Tāḍāsana (Mountain pose): Stand with your feet together or hip width apart, the outside edges of your feet parallel. Spread your toes. Spread your weight evenly through the feet, front to back, and side to side. Lengthen your spine, drawing the tailbone downward and the crown of the head upward, slightly tucking the chin. Expand your chest, drawing your shoulders back and downward. Relax the arms by your sides. Soften your face; loosen your jaw; relax and steady your gaze; and allow a slight smile to form on the lips.
tāḍa = mountain, āsana = posture or seat
Tāḍāsana is one of those very simple yet intensely powerful yoga postures. It is the foundation for all the other postures – and, you could even say, for all of our daily physical activities. (Also, consider that all of the other yoga postures help us to improve our tāḍāsana – to be taller, straighter, more balanced, more open, more grounded, more energized.)
Tāḍāsana introduces us to several essential concepts:
1/ Each posture has an intention. It targets certain areas of the body. It stimulates (though stretch, compression, or torsion) certain lines of energy and/or centres of energy in the body. In tāḍāsana, we focus on lengthening the whole body upward from feet through the crown of the head, and downward from the crown through the feet. In other words, the line of energy we awaken is the central, vertical axis of the body (suṣumṇā nāḍī) – reaching upward and downward simultaneously. A second intention in tāḍāsana is to expand the chest, stimulating the heart centre (anāhata cakra).
2/ Every posture must have a stable foundation. This quality of stability, solidity, strength is called sthira in Sanskrit. Tāḍāsana epitomizes stability and teaches us how to find this stability in the more precarious postures.
- Spread your weight evenly through your base of support. The base of support may vary from one posture to another – e.g. feet, forearms, hands – but the principle is the same.
- Align your weigh-bearing joints. In tāḍāsana, the ears, shoulders, hips, and ankles form a straight, vertical line (viewed from the side).
- Know and support your spinal curves. There is a tendency to overarch the spine in the neck and lower back, and to over-round the spine in the mid back. In tāḍāsana, we tuck the chin slightly and draw the tailbone downward to lengthen and stabilize these bendier areas of the spine – the neck and lower back. And we draw the shoulders back and downward, sliding shoulder blades towards the spine, to create and support length in the stiffer mid back/thoracic spine.
3/ Every posture must also have the element of ease. This quality of comfort, softness, fluidity, freedom is called sukha. We can see this in tāḍāsana in the relaxed face and arms, and soft rather than locked knees. In fact, this sukha feeds the sthira. Too much solidity can become rigidity, and we all know that rigidity breaks down; it is not sustainable, therefore not stable. A bit of softness allows us to bend and bounce back, rather than break.

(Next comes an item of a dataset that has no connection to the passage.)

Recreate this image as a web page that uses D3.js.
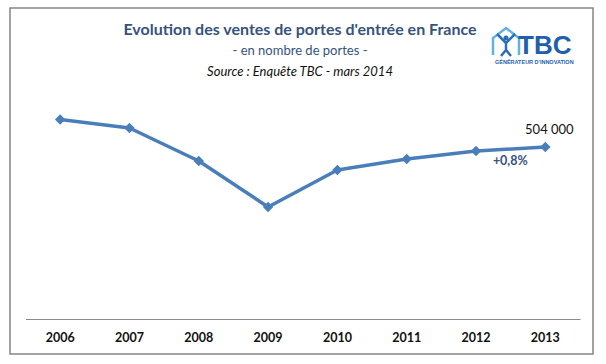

So let’s apply these ideas to two other postures. Let’s take a yin yoga posture, reclining crescent moon.
1/ The intention of this posture is to lengthen the side body – the line extending from foot, through outer hip, waist, side ribs, shoulder and hand – and to mobilize the spine in a side bend. 2/ Here, stability is experienced largely through the support of the mat beneath the entire length of the body. Also a downward pull of the tailbone and contraction in the lower belly helps to support the bendy lower back which can overarch with the arms overhead. 3/ Ease is found in the softening of face, neck and jaw; the relaxed opening of heart centre, chest and side ribs; and the overall release of the body into the support of the mat.
And how about a very yang (active/strong) pose like scorpion, or vṛścikāsana.
1/ The intention of this posture is to strengthen the shoulders and back, to mobilize and stabilize the spine in a backbend, and to develop balance. 2/ Stability is found in the vertical alignment of hips over shoulders over elbows, and in a strong, broad base of support through hands (fingers spread), forearms and elbows. Again, a gentle contraction in the lower belly, as if drawing the hip bones together, helps to support the lower back. Drawing the tailbone and the pubic bone towards each other also stabilizes the lower body. 3/ Ease is found in the softening and lengthening of the front body, the expansion of the chest, and the conscious relaxation of face and jaw.
Intention, stability and ease – Let’s explore these on the mat, and bring them off the mat into our daily life! I think this is what buddhist monk Thich Nhat Hahn had in mind when he penned the affirmation “I am solid, I am free…” More on this soon! In the meanwhile, practice your tāḍāsana throughout the day – while standing in line, brushing your teeth, waiting for the water to boil, etc. – and feel yourself as tall, grounded and majestic as a mountain!
(Calligraphy by Thich That Hanh)
scot dunlop
Great Sharing Zofia! Thank-You for the diagrams as well! Loving the detailed foundation leading in to the Reclining Crescent Moon posture. (RCM) is a pose I am now hoping to help relax a tightened Right mid lumbar quadrant. I’m ery much looking forward to practicing this. Namaste, Scot
Zofia Kumas-Tan
Namaste, Scot! I plan to write again on “RCM” soon – from a different angle!